** Start of Supplied entries **
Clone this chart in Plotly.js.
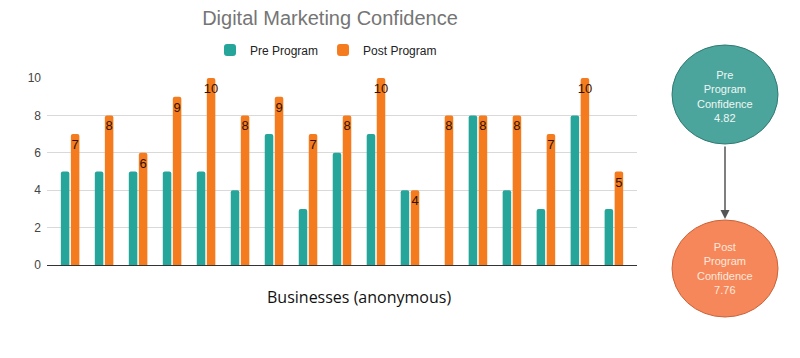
<!DOCTYPE html>
<html>
<head>
<meta charset="utf-8">
<script src="https://cdn.plot.ly/plotly-3.0.1.min.js"></script>
<style>html,body{margin:0;padding:0;background:#fff;}#chart{width:800px;height:358px;}</style>
</head>
<body>
<div id="chart"></div>
<script>
const businesses = [1,2,3,4,5,6,7,8,9,10,11,12,13,14,15,16,17];
const preProgram = [5,5,5,5,5,4,7,3,6,7,4,0,8,4,3,8,3];
const postProgram = [7,8,6,9,10,8,9,7,8,10,4,8,8,8,7,10,5];
const yTicks = [0,2,4,6,8,10];

const mean = a => a.reduce((s,v)=>s+v,0)/a.length;
const preMean = mean(preProgram).toFixed(2);
const postMean = mean(postProgram).toFixed(2);

const L = 47, R = 637, T = 78, B = 265;
const px = v => (v - L) / (R - L);
const py = v => (B - v) / (B - T);

const traces = [
  {type:'bar', name:'Pre Program', x:businesses, y:preProgram,
   marker:{color:'#26a69a', cornerradius:2}, hoverinfo:'y'},
  {type:'bar', name:'Post Program', x:businesses, y:postProgram,
   marker:{color:'#f47b1e', cornerradius:2},
   text:postProgram.map(String), textposition:'inside', insidetextanchor:'end',
   constraintext:'none', cliponaxis:false,
   textfont:{family:'Arial, Liberation Sans, sans-serif', size:13, color:'#351200'},
   hoverinfo:'y'}
];

const layout = {
  width:800, height:358,
  margin:{l:L, r:800-R, t:T, b:358-B},
  paper_bgcolor:'#fff', plot_bgcolor:'#fff',
  title:{text:'Digital Marketing Confidence', x:330/800, xanchor:'center', y:1-18/358, yanchor:'middle',
    font:{family:'Arial, Liberation Sans, sans-serif', size:20, color:'#757575'}},
  showlegend:true,
  legend:{orientation:'h', x:px(326), xanchor:'center', y:py(50), yanchor:'middle',
    itemwidth:30, tracegroupgap:0,
    font:{family:'Arial, Liberation Sans, sans-serif', size:12, color:'#222'}},
  barmode:'group', bargap:0.41, bargroupgap:0.15,
  xaxis:{range:[0.32,17.68], showticklabels:false, showgrid:false, zeroline:false,
    showline:false, ticks:'', fixedrange:true},
  yaxis:{range:[0,10], tickvals:yTicks, showgrid:true, gridcolor:'#d9d9d9', gridwidth:1,
    zeroline:true, zerolinecolor:'#333', zerolinewidth:1, showline:false, ticklabelstandoff:5,
    tickfont:{family:'Arial, Liberation Sans, sans-serif', size:12, color:'#444'}, ticks:'', ticklen:0},
  shapes:[
    {type:'circle', xref:'paper', yref:'paper', x0:px(672), x1:px(778), y0:py(144), y1:py(45),
     fillcolor:'#4ca59c', line:{color:'#2f7a72', width:1}},
    {type:'circle', xref:'paper', yref:'paper', x0:px(672), x1:px(778), y0:py(317), y1:py(220),
     fillcolor:'#f6875a', line:{color:'#c9643a', width:1}}
  ],
  annotations:[
    {xref:'paper', yref:'paper', x:px(359), y:py(297), text:'Businesses (anonymous)', showarrow:false,
     xanchor:'center', yanchor:'middle', font:{family:'Open Sans, sans-serif', size:16, color:'#111'}},
    {xref:'paper', yref:'paper', x:px(725), y:py(96), text:'Pre<br>Program<br>Confidence<br>'+preMean,
     showarrow:false, xanchor:'center', yanchor:'middle',
     font:{family:'Arial, Liberation Sans, sans-serif', size:11, color:'#eef7f5'}},
    {xref:'paper', yref:'paper', x:px(725), y:py(268), text:'Post<br>Program<br>Confidence<br>'+postMean,
     showarrow:false, xanchor:'center', yanchor:'middle',
     font:{family:'Arial, Liberation Sans, sans-serif', size:11, color:'#fde8dc'}},
    {xref:'paper', yref:'paper', axref:'paper', ayref:'paper', x:px(725), y:py(219), ax:px(725), ay:py(145),
     text:'', showarrow:true, arrowhead:2, arrowsize:1.2, arrowwidth:1.5, arrowcolor:'#555'}
  ]
};

Plotly.newPlot('chart', traces, layout, {displayModeBar:false, staticPlot:true});
</script>
</body>
</html>
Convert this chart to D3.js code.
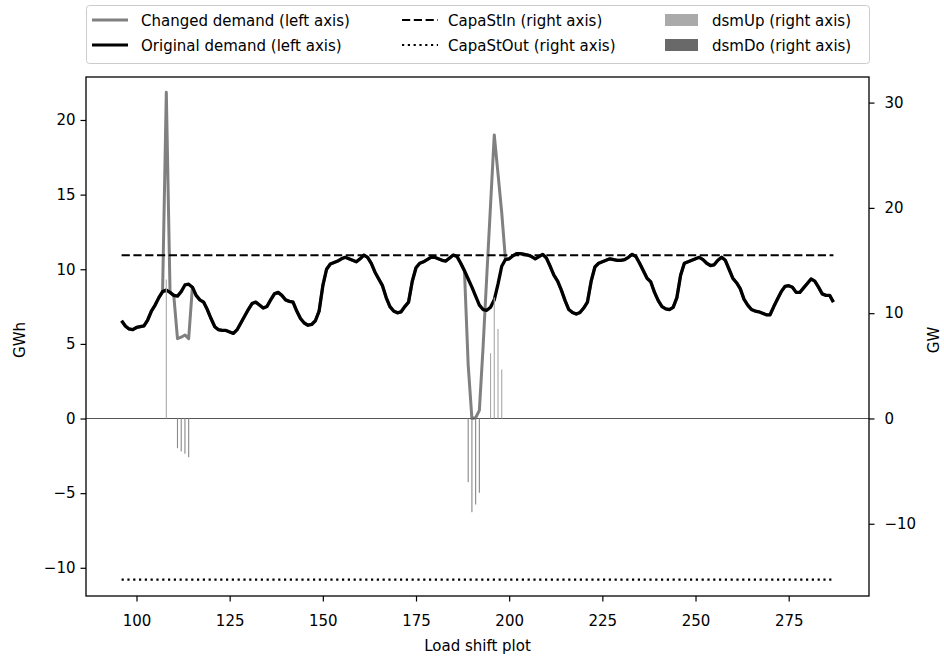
** End of Supplied entries **
▶ _Set task_:
Out of the records, collect only those lines that contain the string "this".

▶ _Response below_:
Clone this chart in Plotly.js.
Convert this chart to D3.js code.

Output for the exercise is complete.